(1) The cross-platform coding ban is a shot at adobe and has nothing to do with Google. At All. Particularly since the permitted languages would all work for an Android app.
(2) Yes, Cell Phone technology moves quickly. One year ago, the 3GS was as powerful as the Droid, which came out in January. But, since Apple releases one phone per year, it has since been outpaced. In all likelihood, the 4G will offer noticeable tech enhancements when compared to everything else on the market. (Save for the EVO, but that's kind of a different thing altogether).
(3) The Android Market is impressive in some ways, a mess in others. Fragmentation is a severe issue and means that of those 9000 apps, only a portion are likely to work on your phone. In fact, if you read Engadget's review of the Incredible, they noted that there is a persistent problem with the market not showing applications as available, even when they are part of the market and should run on the phone.
Furthermore, the Android marketplace suffers from a lack of profit opportunity. Android users spend a lot less on applications, which drives many of the top developers away. As a result, Android applications tend to be less polished and as a whole, less useful. On the plus side, most applications are free and quite a number are useful.
(4) This is not Apple vs. Microsoft, because all companies have learned their lessons since then. With each iphone sold, Apple makes hardware profit, itunes profit, app profit, and soon, ad profit. Google makes ad and app profit, but as seen above, far less than Apple. The goal here isn't to have the most market share, but the most effective market share.
Android is both a nerd phone and a feature phone OS. Most android users are using things like the Eris or one of the Motoblur or Samsung installs. These aren't the hardcore smartphone users. They may not even know that they run Android, since it is so rarely mentioned in the marketing materials. These people are the low hanging fruit for handset manufacturers, since they sell the handset at a profit and spend next to nothing on software development. At the same time, they do very little on the whole for Google in either the revenue or mindshare battles, because they aren't using the phones the way a typical iphone user does.
Then, you have the business-class user, who is essentially entirely shut out of the android ecosystem.
Finally, you have the nerd user, like us. We buy the apps, view the ads, load music onto the phone, etc, etc. We use the phones to their fullest extent. And for people like us, Android is a good OS, although clearly a step behind Palm and Apple. The thing is, the advantages Android has over those systems are useful and go a long way towards making up for the shortcomings (hideous battery life, poor touchscreen response, lag, glitches, scam apps).

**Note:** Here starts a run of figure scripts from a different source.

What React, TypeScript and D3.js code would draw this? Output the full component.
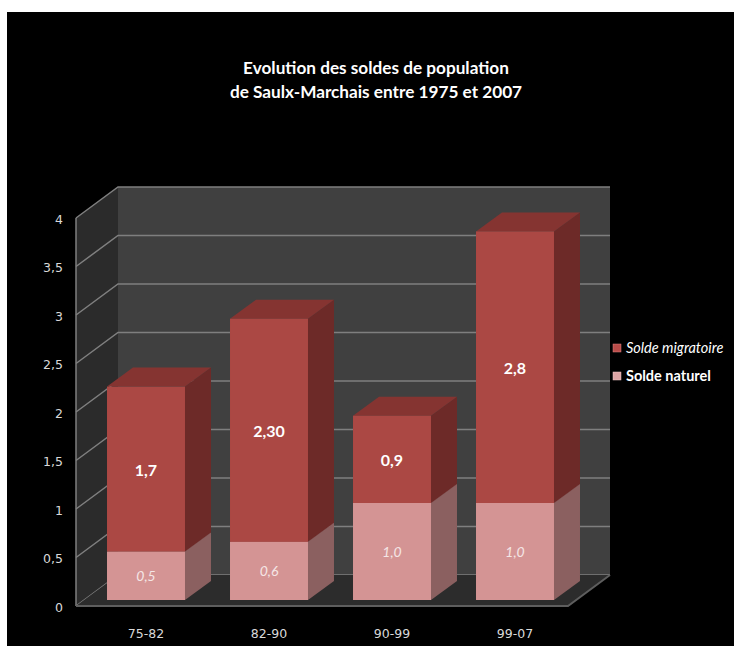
import React from "react";
import * as d3 from "d3";

const categories = ["75-82", "82-90", "90-99", "99-07"];
const soldeNaturel = [0.5, 0.6, 1.0, 1.0];
const soldeMigratoire = [1.7, 2.3, 0.9, 2.8];
const naturelLabels = ["0,5", "0,6", "1,0", "1,0"];
const migratoireLabels = ["1,7", "2,30", "0,9", "2,8"];
const yTicks = [0, 0.5, 1, 1.5, 2, 2.5, 3, 3.5, 4];
const yTickLabels = ["0", "0,5", "1", "1,5", "2", "2,5", "3", "3,5", "4"];
const titleLines = ["Evolution des soldes de population", "de Saulx-Marchais entre 1975 et 2007"];

const W = 734;
const H = 646;
// plot geometry
const X0 = 76, X1 = 568;
const Y0 = 606, Y1 = 218;
const DX = 42, DY = -31; // wall depth
const BDX = 26, BDY = -19; // bar depth
const OFX = 8.5, OFY = -6; // bar front offset from floor front

const C = {
  backWall: "#404040",
  leftWall: "#2b2b2b",
  floor: "#2c2c2c",
  grid: "#7f7f7f",
  migFront: "#ab4844",
  migSide: "#6d2a28",
  migTop: "#853431",
  natFront: "#d49494",
  natSide: "#8b6060",
  natTop: "#b07a7a",
};

export default function App() {
  const x = d3.scaleBand<string>().domain(categories).range([X0, X1]).paddingInner(0.366).paddingOuter(0.183);
  const y = d3.scaleLinear().domain([0, 4]).range([Y0, Y1]);
  const bw = x.bandwidth();

  const poly = (pts: [number, number][]) => pts.map((p) => p.join(",")).join(" ");

  const box = (key: string, x0: number, yb: number, yt: number, front: string, side: string, top: string | null) => {
    const x1 = x0 + bw;
    return (
      <g key={key}>
        <polygon points={poly([[x1, yb], [x1 + BDX, yb + BDY], [x1 + BDX, yt + BDY], [x1, yt]])} fill={side} />
        {top && <polygon points={poly([[x0, yt], [x0 + BDX, yt + BDY], [x1 + BDX, yt + BDY], [x1, yt]])} fill={top} />}
        <rect x={x0} y={yt} width={bw} height={yb - yt} fill={front} />
      </g>
    );
  };

  return (
    <svg width={W} height={H} style={{ position: "absolute", left: 0, top: 0 }} xmlns="http://www.w3.org/2000/svg">
      <rect x={0} y={0} width={W} height={H} fill="#ffffff" />
      <rect x={7} y={12} width={W - 7} height={H - 12} fill="#000000" />
      {/* title */}
      <g fontFamily="Lato, 'Open Sans', sans-serif" fontWeight="bold" fontSize={17.2} fill="#ffffff" textAnchor="middle">
        {titleLines.map((t, i) => (
          <text key={i} x={376} y={74 + i * 24}>{t}</text>
        ))}
      </g>
      {/* walls */}
      <polygon points={poly([[X0 + DX, Y0 + DY], [X1 + DX, Y0 + DY], [X1 + DX, Y1 + DY], [X0 + DX, Y1 + DY]])} fill={C.backWall} />
      <polygon points={poly([[X0, Y0], [X0 + DX, Y0 + DY], [X0 + DX, Y1 + DY], [X0, Y1]])} fill={C.leftWall} />
      {/* gridlines */}
      {yTicks.map((t) => (
        <g key={t} stroke={C.grid} strokeWidth={1.5} fill="none">
          <polyline points={poly([[X0, y(t)], [X0 + DX, y(t) + DY], [X1 + DX, y(t) + DY]])} />
        </g>
      ))}
      <line x1={X0} y1={Y1} x2={X0} y2={Y0} stroke={C.grid} strokeWidth={1.5} />
      {/* floor */}
      <polygon points={poly([[X0, Y0], [X1, Y0], [X1 + DX, Y0 + DY], [X0 + DX, Y0 + DY]])} fill={C.floor} />
      <polyline points={poly([[X0, Y0], [X1, Y0], [X1 + DX, Y0 + DY]])} stroke="#5e5e5e" strokeWidth={2} fill="none" />
      {/* bars */}
      {categories.map((c, i) => {
        const x0 = (x(c) as number) + OFX;
        const yb = y(0) + OFY;
        const yn = y(soldeNaturel[i]) + OFY;
        const ym = y(soldeNaturel[i] + soldeMigratoire[i]) + OFY;
        return (
          <g key={c}>
            {box("n", x0, yb, yn, C.natFront, C.natSide, C.natTop)}
            {box("m", x0, yn, ym, C.migFront, C.migSide, C.migTop)}
          </g>
        );
      })}
      {/* data labels */}
      {categories.map((c, i) => {
        const cx = (x(c) as number) + OFX + bw / 2;
        const yb = y(0) + OFY;
        const yn = y(soldeNaturel[i]) + OFY;
        const ym = y(soldeNaturel[i] + soldeMigratoire[i]) + OFY;
        return (
          <g key={c} fontFamily="Lato, 'Open Sans', sans-serif" fill="#ffffff" textAnchor="middle" dominantBaseline="central">
            <text x={cx} y={(yn + ym) / 2} fontWeight="bold" fontSize={16}>{migratoireLabels[i]}</text>
            <text x={cx} y={(yb + yn) / 2} fontStyle="italic" fontSize={14} fill="#f4e6e6">{naturelLabels[i]}</text>
          </g>
        );
      })}
      {/* y tick labels */}
      <g fontFamily="'DejaVu Sans', sans-serif" fontSize={12.5} fill="#d9d9d9" textAnchor="end" dominantBaseline="central">
        {yTicks.map((t, i) => (
          <text key={t} x={63} y={y(t) + 1}>{yTickLabels[i]}</text>
        ))}
      </g>
      {/* category labels */}
      <g fontFamily="'DejaVu Sans', sans-serif" fontSize={12.5} fill="#d9d9d9" textAnchor="middle">
        {categories.map((c) => (
          <text key={c} x={(x(c) as number) + OFX + bw / 2} y={638}>{c}</text>
        ))}
      </g>
      {/* legend */}
      <g fontFamily="Lato, 'Open Sans', sans-serif" fontSize={14.5} fill="#ffffff">
        <rect x={613} y={344} width={8} height={8} fill="#b94c49" stroke="#e08080" strokeWidth={0.5} />
        <text x={626} y={353} fontStyle="italic">Solde migratoire</text>
        <rect x={613} y={372} width={8} height={8} fill="#dca4a4" stroke="#f0c8c8" strokeWidth={0.5} />
        <text x={626} y={381} fontWeight="bold">Solde naturel</text>
      </g>
    </svg>
  );
}
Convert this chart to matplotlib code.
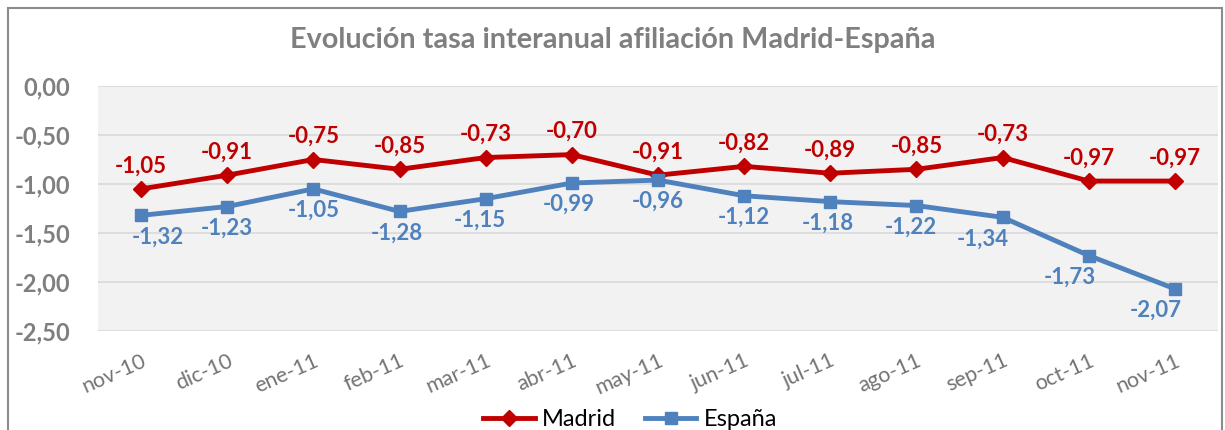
import matplotlib
matplotlib.use("Agg")
import matplotlib.pyplot as plt
from matplotlib.patches import Rectangle

months = ["nov-10", "dic-10", "ene-11", "feb-11", "mar-11", "abr-11", "may-11",
          "jun-11", "jul-11", "ago-11", "sep-11", "oct-11", "nov-11"]
madrid = [-1.05, -0.91, -0.75, -0.85, -0.73, -0.70, -0.91, -0.82, -0.89, -0.85, -0.73, -0.97, -0.97]
espana = [-1.32, -1.23, -1.05, -1.28, -1.15, -0.99, -0.96, -1.12, -1.18, -1.22, -1.34, -1.73, -2.07]
yticks = [0.0, -0.5, -1.0, -1.5, -2.0, -2.5]

# label x-offsets (points) for the España labels, as placed in the original
esp_dx = [12, 0, 0, -2, -4, -2, 0, 0, -2, -4, -14, -14, -14]

plt.rcParams['font.family'] = ['Lato', 'DejaVu Sans']

RED = "#C00000"
BLUE = "#4F81BD"
GRAY = "#7F7F7F"

fig = plt.figure(figsize=(12.25, 4.3), dpi=100)
ax = fig.add_axes([98/1225, 1-331/430, (1218-98)/1225, (331-86)/430])
ax.set_facecolor("#F2F2F2")

x = list(range(len(months)))
ax.plot(x, madrid, color=RED, lw=3.5, marker="D", ms=8.5, label="Madrid", zorder=3)
ax.plot(x, espana, color=BLUE, lw=3.5, marker="s", ms=8.5, label="España", zorder=3)

def fmt(v):
    return f"{v:.2f}".replace(".", ",")

for i, v in enumerate(madrid):
    ax.annotate(fmt(v), (i, v), xytext=(0, 9), textcoords="offset points",
                ha="center", va="bottom", color=RED, fontsize=16, fontweight="bold")
for i, v in enumerate(espana):
    ax.annotate(fmt(v), (i, v), xytext=(esp_dx[i], -8), textcoords="offset points",
                ha="center", va="top", color=BLUE, fontsize=16, fontweight="bold")

ax.set_xlim(-0.5, len(months) - 0.5)
ax.set_ylim(-2.5, 0.0)
ax.set_yticks(yticks)
ax.set_yticklabels([fmt(v) for v in yticks], color=GRAY, fontsize=17, fontweight="bold")
ax.set_xticks(x)
ax.set_xticklabels(months, rotation=24, ha="right", rotation_mode="anchor",
                   color="#737373", fontsize=15.5)
ax.tick_params(axis="y", length=0, pad=20)
ax.tick_params(axis="x", length=0, pad=14)
ax.grid(axis="y", color="#D9D9D9", lw=1.2)
ax.set_axisbelow(True)
for s in ax.spines.values():
    s.set_visible(False)

fig.text(0.5, 1-40/430, "Evolución tasa interanual afiliación Madrid-España",
         ha="center", va="center", color=GRAY, fontsize=20.7, fontweight="bold")

leg = fig.legend(loc="center", bbox_to_anchor=(630/1225, 1-420/430), ncol=2,
                 frameon=False, fontsize=17, handlelength=2.2, columnspacing=1.2,
                 handletextpad=0.3)

fig.patches.append(Rectangle((8/1225, -0.05), (1222-8)/1225, 1-8/430+0.05,
                             transform=fig.transFigure, fill=False,
                             edgecolor="#8C8C8C", lw=1.5))

fig.savefig("out.png", dpi=100)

(5) Speaking about hardware is the most foolish means of differentiating phone OSes. That stuff is available to everyone.
In the long run, Android is almost certain to have more marketshare in terms of handsets than the iphone. But, it really won't matter. The iPhone is simply used differently than other phones (look up web-browsing numbers, apps per phone, app usage per day figures) - or just realize that in a week, the iPad has realized the same percentage of all internet traffic as all android phones combined. Long story short, this reminds me a lot of when the iPod was dominant but before the game was clearly over. You had people who got up in arms over iPod killers from iRiver because they had Ogg Vorbis or some shit.
The bottom line is that having both is good for consumers. Without Android, Mobile OSX wouldn't have gotten multitasking or a threaded inbox. Without Apple, Android wouldn't have many of the features that Google realized were important from its involvement in the iPhone development process. And once MS is back in the game, they're going to have people innovating too. But, unrealistically championing an OS...and based on the hardware of a small percentage of the handsets, at that...doesn't make a whole lot of sense.